Known for challenging traditional thinking, she also liked to be challenged herself. She was brilliant, but many did not know she was also hilarious!


She was so wonderful to join me and my family for my law school graduation celebration dinner. This was the last time I saw her in person. Unfortunately, we lost touch after she moved from Pennsylvania to Harvard. This was nearly 20 years ago.


In the last year, I thought about her and tried to reconnect, but to no avail. After learning about the health challenges she faced at the time of her death, I now understand why. Rest in peace, Lani.”

- Nicole Perkins L’96

“Lani Guinier was larger than life as a legal scholar, teacher, and colleague. She came to Penn Law with a portfolio built on a successful career as a civil rights advocate and voting rights practitioner and turned it into the basis for groundbreaking interdisciplinary work in law and political theory. In addition, her magnetic personality and infectious creativity made her an innovative teacher and inspirational mentor. I doubt that today’s young women law students, even those of color, can imagine how tough it was to be a progressive Black female law professor at a top-tier school back in the 80s and 90s. Acceptance and tenure were not guaranteed. Nevertheless, Lani rose above the barriers and moved on to Harvard Law, where she claimed her birthright.”
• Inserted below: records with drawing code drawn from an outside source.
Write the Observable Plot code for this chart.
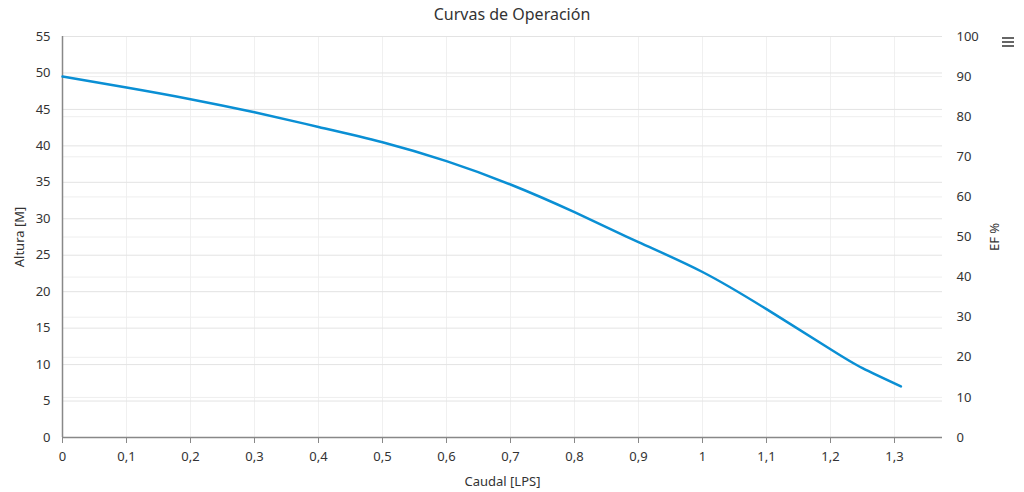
<!DOCTYPE html>
<html><head><meta charset="utf-8">
<script src="https://cdn.jsdelivr.net/npm/d3@7"></script>
<script src="https://cdn.jsdelivr.net/npm/@observablehq/plot@0.6"></script>
<style>
html,body{margin:0;padding:0;background:#fff;width:1024px;height:492px;overflow:hidden;font-family:"Noto Sans",sans-serif;}
#wrap{position:relative;width:1024px;height:492px;}
#title{height:20px;padding-top:4px;line-height:20px;text-align:center;font-size:16px;color:#333;}
#menu{position:absolute;left:1002px;top:37px;width:12px;}
#menu div{height:2px;background:#666;margin-bottom:2px;}
#chart svg{display:block;}
</style></head>
<body><div id="wrap"><div id="title">Curvas de Operación</div><div id="menu"><div></div><div></div><div></div></div><div id="chart"></div></div>
<script>
const caudal = [0, 0.1, 0.2, 0.3, 0.4, 0.5, 0.6, 0.7, 0.8, 0.9, 1.0, 1.1, 1.2, 1.25, 1.31];
const altura = [49.5, 48.0, 46.4, 44.6, 42.6, 40.5, 37.9, 34.7, 30.9, 26.8, 22.7, 17.6, 12.1, 9.5, 7.0];
const xTicks = [0, 0.1, 0.2, 0.3, 0.4, 0.5, 0.6, 0.7, 0.8, 0.9, 1.0, 1.1, 1.2, 1.3];
const alturaTicks = [0, 5, 10, 15, 20, 25, 30, 35, 40, 45, 50, 55];
const efTicks = [0, 10, 20, 30, 40, 50, 60, 70, 80, 90, 100];

const data = caudal.map((c, i) => ({caudal: c, altura: altura[i]}));
const esFmt = d => String(+d.toFixed(2)).replace(".", ",");
const efToY = v => v * 55 / 100;

const chart = Plot.plot({
  width: 1024,
  height: 468,
  marginTop: 12,
  marginBottom: 55,
  marginLeft: 62,
  marginRight: 82,
  style: {fontFamily: "Noto Sans, sans-serif", fontSize: "13px", color: "#333", overflow: "visible"},
  x: {domain: [0, 1.375]},
  y: {domain: [0, 55]},
  marks: [
    Plot.gridX(xTicks, {stroke: "#f0f0f0", strokeOpacity: 1}),
    Plot.gridY(efTicks.map(efToY), {stroke: "#eeeeee", strokeOpacity: 1}),
    Plot.gridY(alturaTicks, {stroke: "#e3e3e3", strokeOpacity: 1}),
    Plot.ruleX([0], {stroke: "#888", strokeWidth: 1.5}),
    Plot.ruleY([0], {stroke: "#888", strokeWidth: 1.5}),
    Plot.axisX(xTicks, {tickFormat: esFmt, tickSize: 6, stroke: "#888", tickPadding: 8, fontSize: 13, fill: "#333",
      label: "Caudal [LPS]", labelAnchor: "center", labelArrow: "none", labelOffset: 48}),
    Plot.axisY(alturaTicks, {anchor: "left", tickSize: 0, tickPadding: 12, fontSize: 13, fill: "#333",
      label: "Altura [M]", labelAnchor: "center", labelArrow: "none", labelOffset: 48}),
    Plot.axisY(efTicks.map(efToY), {anchor: "right", tickSize: 0, tickPadding: 14, fontSize: 13, fill: "#333",
      tickFormat: d => String(Math.round(d * 100 / 55)),
      label: "EF %", labelAnchor: "center", labelArrow: "none", labelOffset: 56}),
    Plot.line(data, {x: "caudal", y: "altura", stroke: "#0a8fd4", strokeWidth: 2.5, curve: "natural"})
  ]
});
document.getElementById("chart").appendChild(chart);
</script></body></html>
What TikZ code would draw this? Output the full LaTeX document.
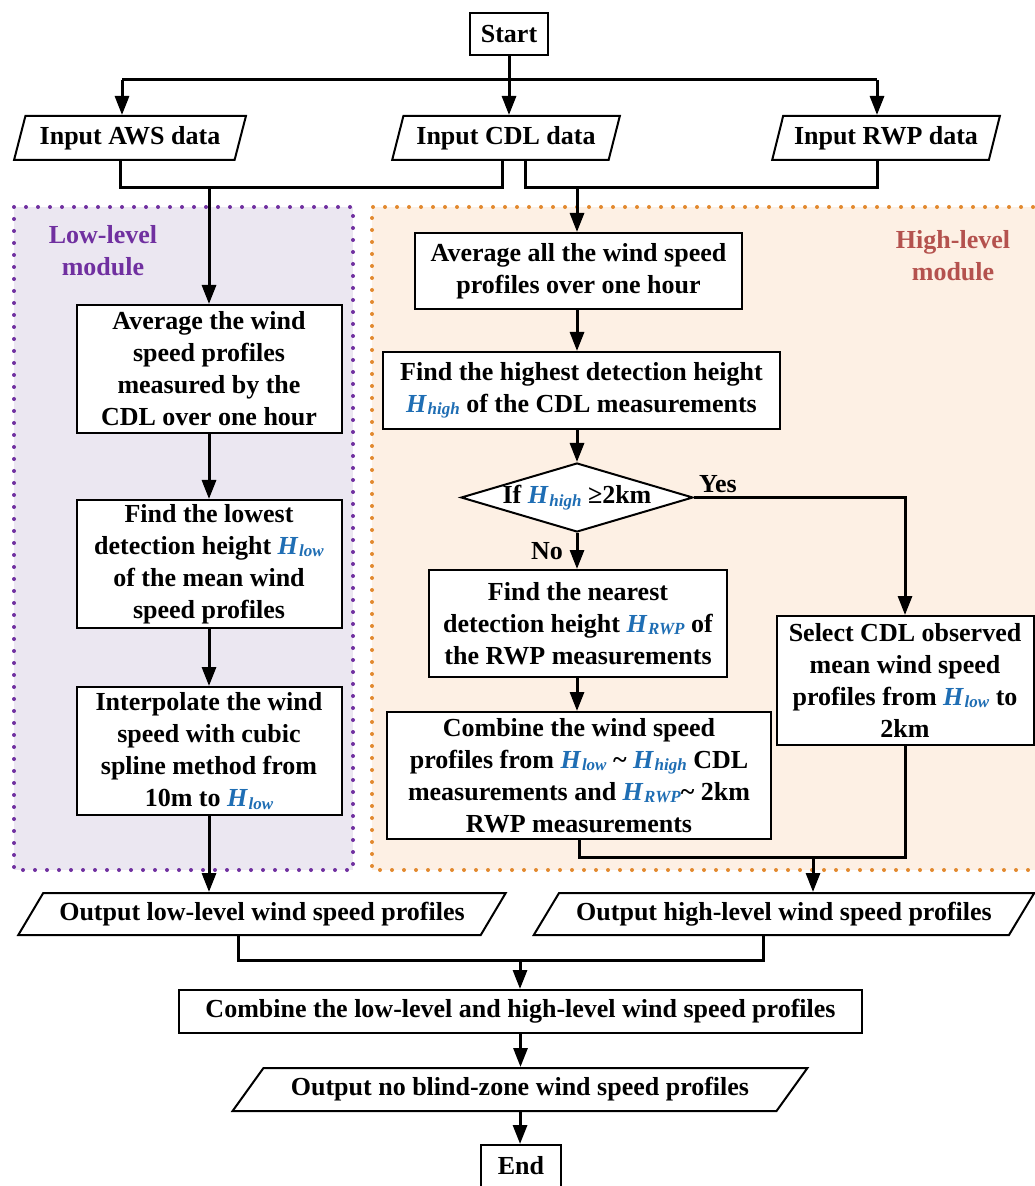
\documentclass[tikz,border=0pt]{standalone}
\usepackage{fontspec}
\setmainfont{Liberation Serif}
\usetikzlibrary{shapes.geometric,arrows.meta,calc}
\definecolor{hblue}{HTML}{1F6EB4}
\definecolor{lowfill}{HTML}{EBE7F1}
\definecolor{highfill}{HTML}{FDF0E4}
\definecolor{lowdot}{HTML}{7030A0}
\definecolor{highdot}{HTML}{E2892E}
\definecolor{hightxt}{HTML}{B4524E}
\newcommand\Hv[1]{{\color{hblue}\textit{H}\kern0.3pt\raisebox{-0.2ex}{\fontsize{8.5}{9}\selectfont\textit{#1}}}}
\tikzset{
  box/.style={draw, line width=1pt, fill=white, align=center, inner sep=2pt},
  io/.style={trapezium, trapezium left angle=#1, trapezium right angle={180-#1},
    trapezium stretches=true, draw, line width=1pt, fill=white, inner sep=1pt},
  conn/.style={line width=1.5pt},
  arr/.style={conn, -{Triangle[length=9.5pt,width=7pt]}},
  region/.style={line width=2pt, dash pattern=on 0pt off 6pt, line cap=round},
}
\begin{document}
\begin{tikzpicture}[x=0.5pt,y=-0.5pt, font=\fontsize{13}{16}\selectfont\bfseries]
\useasboundingbox (0,0) rectangle (1034,1186);
% regions
\fill[lowfill] (14,207) rectangle (353,870);
\draw[region, lowdot] (14,207) rectangle (353,870);
\fill[highfill] (372,207) rectangle (1045,870);
\draw[region, highdot] (1045,207) -- (372,207) -- (372,870) -- (1045,870);
\node[text=lowdot, align=center] (lowlbl) at (103,251) {Low-level\\module};
\node[text=hightxt, align=center] (highlbl) at (953,256) {High-level\\module};

% top
\node[box, minimum width=39pt, minimum height=21pt] (start) at (509,34) {Start};
\node[io=70, minimum width=116pt, minimum height=22pt] (aws) at (130,138) {Input AWS data};
\node[io=70, minimum width=114pt, minimum height=22pt] (cdl) at (506,138) {Input CDL data};
\node[io=70, minimum width=114pt, minimum height=22pt] (rwp) at (886,138) {Input RWP data};

% low-level
\node[box, minimum width=132.5pt, minimum height=64pt] (lb1) at (209,369)
  {Average the wind\\speed profiles\\measured by the\\CDL over one hour};
\node[box, minimum width=132.5pt, minimum height=64pt] (lb2) at (209,564)
  {Find the lowest\\detection height \Hv{low}\\of the mean wind\\speed profiles};
\node[box, minimum width=132.5pt, minimum height=64pt] (lb3) at (209,751)
  {Interpolate the wind\\speed with cubic\\spline method from\\10m to \Hv{low}};

% high-level
\node[box, minimum width=163.5pt, minimum height=38pt] (hb1) at (578.5,271)
  {Average all the wind speed\\profiles over one hour};
\node[box, minimum width=198.5pt, minimum height=38.5pt] (hb2) at (581.5,390.5)
  {Find the highest detection height\\\Hv{high} of the CDL measurements};
\node[diamond, draw, line width=1pt, fill=white, inner sep=0pt,
  minimum width=116pt, minimum height=34.5pt] (dia) at (577,497.5) {};
\node (diatxt) at (dia.center) {If \Hv{high} ≥2km};
\node[box, minimum width=149pt, minimum height=53.5pt] (hb3) at (578,623.5)
  {Find the nearest\\detection height \Hv{RWP} of\\the RWP measurements};
\node[box, minimum width=192pt, minimum height=63.5pt] (hb4) at (579,775.5)
  {Combine the wind speed\\profiles from \Hv{low} \textasciitilde{} \Hv{high} CDL\\measurements and \Hv{RWP}\textasciitilde{} 2km\\RWP measurements};
\node[box, minimum width=128.5pt, minimum height=64.5pt] (sel) at (905,680.5)
  {Select CDL observed\\mean wind speed\\profiles from \Hv{low} to\\2km};
\node (yes) at (718,484) {Yes};
\node (no) at (547,551) {No};

% outputs
\node[io=50, minimum width=244pt, minimum height=21pt] (outlow) at (262,914)
  {Output low-level wind speed profiles};
\node[io=50, minimum width=251pt, minimum height=21pt] (outhigh) at (784,914)
  {Output high-level wind speed profiles};
\node[box, minimum width=341.5pt, minimum height=21.5pt] (comb) at (520.5,1011.5)
  {Combine the low-level and high-level wind speed profiles};
\node[io=45, minimum width=287.5pt, minimum height=21.5pt] (outnb) at (520,1089.5)
  {Output no blind-zone wind speed profiles};
\node[box, minimum width=40pt, minimum height=21pt] (end) at (521,1166) {End};

% coordinates
\coordinate (sj) at (509,80);
\coordinate (a1) at (122,80);
\coordinate (a3) at (877,80);
\coordinate (m1) at (209,188);
\coordinate (m2) at (577,188);
\coordinate (m3) at (813,857);
\coordinate (m4) at (520,960);

% connectors top
\draw[conn] (a1) -- (a3);
\draw[arr] (start.south) -- (start.south |- cdl.north);
\draw[arr] (a1) -- (a1 |- aws.north);
\draw[arr] (a3) -- (a3 |- rwp.north);
\draw[conn] ([xshift=-5pt]aws.south) |- (m1) -| ([xshift=-2pt]cdl.south);
\draw[conn] ([xshift=9.5pt]cdl.south) |- (m2) -| ([xshift=-4.5pt]rwp.south);
\draw[arr] (m1) -- (m1 |- lb1.north);
\draw[arr] (m2) -- (m2 |- hb1.north);

% low chain
\draw[arr] (lb1) -- (lb2);
\draw[arr] (lb2) -- (lb3);
\draw[arr] (lb3.south) -- (lb3.south |- outlow.north);

% high chain
\draw[arr] (m2 |- hb1.south) -- (m2 |- hb2.north);
\draw[arr] (m2 |- hb2.south) -- (dia.north);
\draw[arr] (dia.south) -- (dia.south |- hb3.north);
\draw[arr] (dia.east) -| (sel.north);
\draw[arr] (m2 |- hb3.south) -- (m2 |- hb4.north);
\draw[conn] (hb4.south) |- (m3) -| (sel.south);
\draw[arr] (m3) -- (m3 |- outhigh.north);

% bottom
\draw[conn] ([xshift=-12pt]outlow.south) |- (m4) -| ([xshift=-10.5pt]outhigh.south);
\draw[arr] (m4) -- (m4 |- comb.north);
\draw[arr] (comb.south) -- (comb.south |- outnb.north);
\draw[arr] (outnb.south) -- (outnb.south |- end.north);
\end{tikzpicture}
\end{document}
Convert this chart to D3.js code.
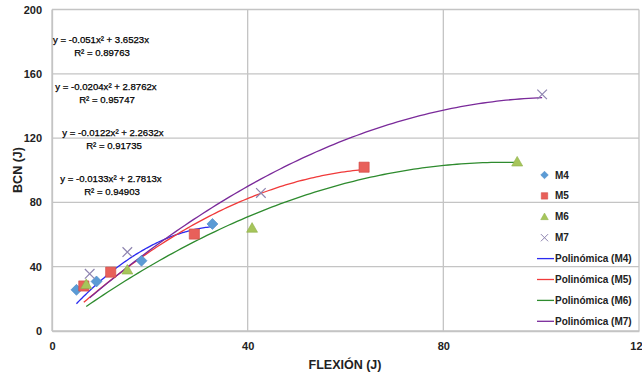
<!DOCTYPE html>
<html><head><meta charset="utf-8">
<script src="https://cdn.jsdelivr.net/npm/d3@7"></script>
<style>
body{margin:0;background:#fff;}
svg{display:block;}
</style></head>
<body><svg id="c" width="642" height="379"></svg>
<script>
const seriesNames = ["M4","M5","M6","M7"];
const xM4 = [5.0, 9.1, 18.3, 32.8];
const yM4 = [25.6, 30.8, 43.7, 66.6];
const xM5 = [6.5, 12.0, 29.1, 63.8];
const yM5 = [28.0, 36.6, 60.3, 101.9];
const xM6 = [7.0, 15.4, 40.9, 95.1];
const yM6 = [29.0, 38.0, 64.0, 105.2];
const xM7 = [7.7, 15.4, 42.7, 100.2];
const yM7 = [35.6, 49.1, 85.9, 147.2];
// trendline coefficients y = a x^2 + b x
const trendA = [-0.051, -0.0204, -0.0122, -0.0133];
const trendB = [3.6523, 2.8762, 2.2632, 2.7813];
const equations = ["y = -0.051x² + 3.6523x","y = -0.0204x² + 2.8762x","y = -0.0122x² + 2.2632x","y = -0.0133x² + 2.7813x"];
const r2Labels = ["R² = 0.89763","R² = 0.95747","R² = 0.91735","R² = 0.94903"];
const xTicks = [0, 40, 80, 120];
const yTicks = [0, 40, 80, 120, 160, 200];
const legendLabels = ["M4","M5","M6","M7","Polinómica (M4)","Polinómica (M5)","Polinómica (M6)","Polinómica (M7)"];

const xs = [xM4,xM5,xM6,xM7], ys = [yM4,yM5,yM6,yM7];
const markerFill = ["#5b9bd5","#e8605a","#a6c55a","#8e84b0"];
const markerStroke = ["#4a88c4","#d04a45","#8fb04a","#8e84b0"];
const lineColor = ["#2b2bf0","#f03a3a","#2e8b2e","#7a2a9a"];

function shapePath(i, r){
  if(i===0) return `M0,${-r}L${r},0L0,${r}L${-r},0Z`;
  if(i===1) return `M${-r*0.85},${-r*0.85}h${r*1.7}v${r*1.7}h${-r*1.7}Z`;
  if(i===2) return `M0,${-r}L${r},${r*0.75}L${-r},${r*0.75}Z`;
  return `M${-r*0.8},${-r*0.8}L${r*0.8},${r*0.8}M${-r*0.8},${r*0.8}L${r*0.8},${-r*0.8}`;
}

const svg = d3.select("#c");
const font = "'Liberation Sans Narrow','Liberation Sans',Arial,sans-serif";
const x = d3.scaleLinear().domain([0,120]).range([52,639]);
const y = d3.scaleLinear().domain([0,200]).range([331,9.5]);

// gridlines
const g = svg.append("g");
g.selectAll(".hg").data(yTicks).join("line")
  .attr("x1",x(0)).attr("x2",x(120)).attr("y1",d=>y(d)).attr("y2",d=>y(d))
  .attr("stroke","#c4c4c4").attr("stroke-width",1.3);
g.selectAll(".vg").data(xTicks).join("line")
  .attr("y1",y(0)).attr("y2",y(200)).attr("x1",d=>x(d)).attr("x2",d=>x(d))
  .attr("stroke","#c4c4c4").attr("stroke-width",1.3);

// axes
const xa = svg.append("g").attr("transform",`translate(0,${y(0)})`)
  .call(d3.axisBottom(x).tickValues(xTicks).tickSize(0).tickPadding(11));
const ya = svg.append("g").attr("transform",`translate(${x(0)},0)`)
  .call(d3.axisLeft(y).tickValues(yTicks).tickSize(0).tickPadding(10));
[xa,ya].forEach(a=>{
  a.select(".domain").attr("stroke","#c4c4c4").attr("stroke-width",1.3);
  a.selectAll("text").attr("font-family",font).attr("font-weight","bold").attr("font-size",11).attr("fill","#222");
});

// axis titles
svg.append("text").attr("x",345).attr("y",369).attr("text-anchor","middle")
  .attr("font-family",font).attr("font-weight","bold").attr("font-size",12.5).attr("fill","#222").text("FLEXIÓN (J)");
svg.append("text").attr("transform","translate(22,170) rotate(-90)").attr("text-anchor","middle")
  .attr("font-family",font).attr("font-weight","bold").attr("font-size",12.5).attr("fill","#222").text("BCN (J)");

// trendlines
const line = d3.line().x(d=>x(d[0])).y(d=>y(d[1]));
for(let i=0;i<4;i++){
  const lo = d3.min(xs[i]), hi = d3.max(xs[i]);
  const pts = d3.range(0,101).map(k=>{const t = lo + (hi-lo)*k/100; return [t, trendA[i]*t*t + trendB[i]*t];});
  svg.append("path").attr("d",line(pts)).attr("fill","none").attr("stroke",lineColor[i]).attr("stroke-width",1.3);
}

// markers
for(let i=0;i<4;i++){
  const pts = xs[i].map((v,k)=>[v, ys[i][k]]);
  svg.append("g").selectAll("path").data(pts).join("path")
    .attr("transform",d=>`translate(${x(d[0])},${y(d[1])})`)
    .attr("d", shapePath(i, i===0?5.5:(i===2?5.5:6)))
    .attr("fill", i===3?"none":markerFill[i])
    .attr("stroke", markerStroke[i]).attr("stroke-width", i===3?1.2:0.6);
}

// equation labels
const eqPos = [[101,40],[106,87],[113,133],[111,179]];
equations.forEach((e,i)=>{
  svg.append("text").attr("x",eqPos[i][0]).attr("y",eqPos[i][1]+3).attr("text-anchor","middle")
    .attr("font-family",font).attr("font-size",9.6).attr("fill","#000").attr("stroke","#000").attr("stroke-width",0.25).text(e);
  svg.append("text").attr("x",eqPos[i][0]+1).attr("y",eqPos[i][1]+16).attr("text-anchor","middle")
    .attr("font-family",font).attr("font-size",9.6).attr("fill","#000").attr("stroke","#000").attr("stroke-width",0.25).text(r2Labels[i]);
});

// legend
const legY0 = 175, legStep = 20.9;
legendLabels.forEach((lab,i)=>{
  const ly = legY0 + i*legStep;
  if(i<4){
    svg.append("path").attr("transform",`translate(544.5,${ly})`)
      .attr("d",shapePath(i, i===3?4.5:3.8))
      .attr("fill",i===3?"none":markerFill[i]).attr("stroke",markerStroke[i]).attr("stroke-width",i===3?1:0.5);
  } else {
    svg.append("line").attr("x1",537).attr("x2",554).attr("y1",ly).attr("y2",ly).attr("stroke",lineColor[i-4]).attr("stroke-width",1.3);
  }
  svg.append("text").attr("x",555).attr("y",ly+3.5).attr("font-family",font).attr("font-weight","bold")
    .attr("font-size",10).attr("fill","#222").text(lab);
});
</script></body></html>
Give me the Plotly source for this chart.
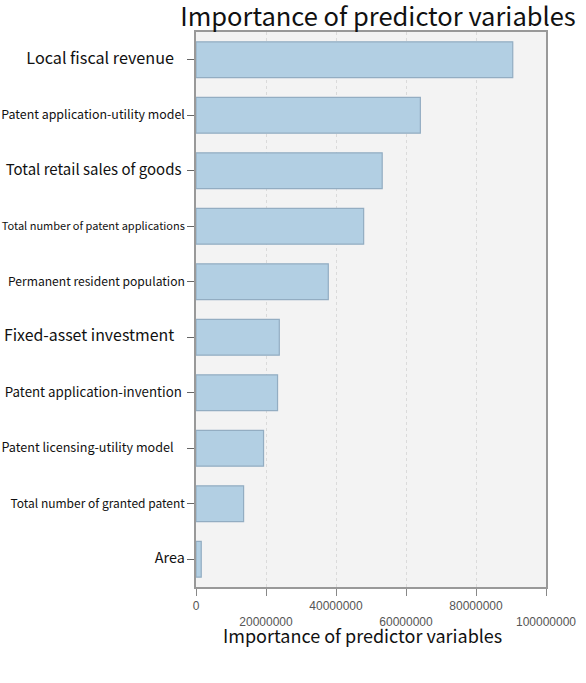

- Regina Austin L’73 (William A. Schnader Professor Emerita)

“I can say ALL the good things about Professor Guinier without reservation. She was good people.

Her integrity was unquestionable. Even her voice, its tone, possessed the ring of truth. You could hear it when she spoke of matters for which she held a passion – justice, equal treatment under the law, human rights, voting rights,, education. She worked hard and was always helping people. She respected people. She wanted everyone to get their fair share, their say, their opportunity. She was deeply compassionate, unafraid and could hold a graceful demeanor even in the face of hostility and ignorance. She believed in people and demanded accountability. She was also very stylish, beautiful, and brilliant with a wicked sense of humor. I had no idea how funny she was until I began to work for her. Professor Guinier had swag and light. I count it a blessing to have been her student and research assistant. I only knew her for a short while in a limited capacity, yet the light of her example will continue to shine in my memories of an awesome teacher and human being.”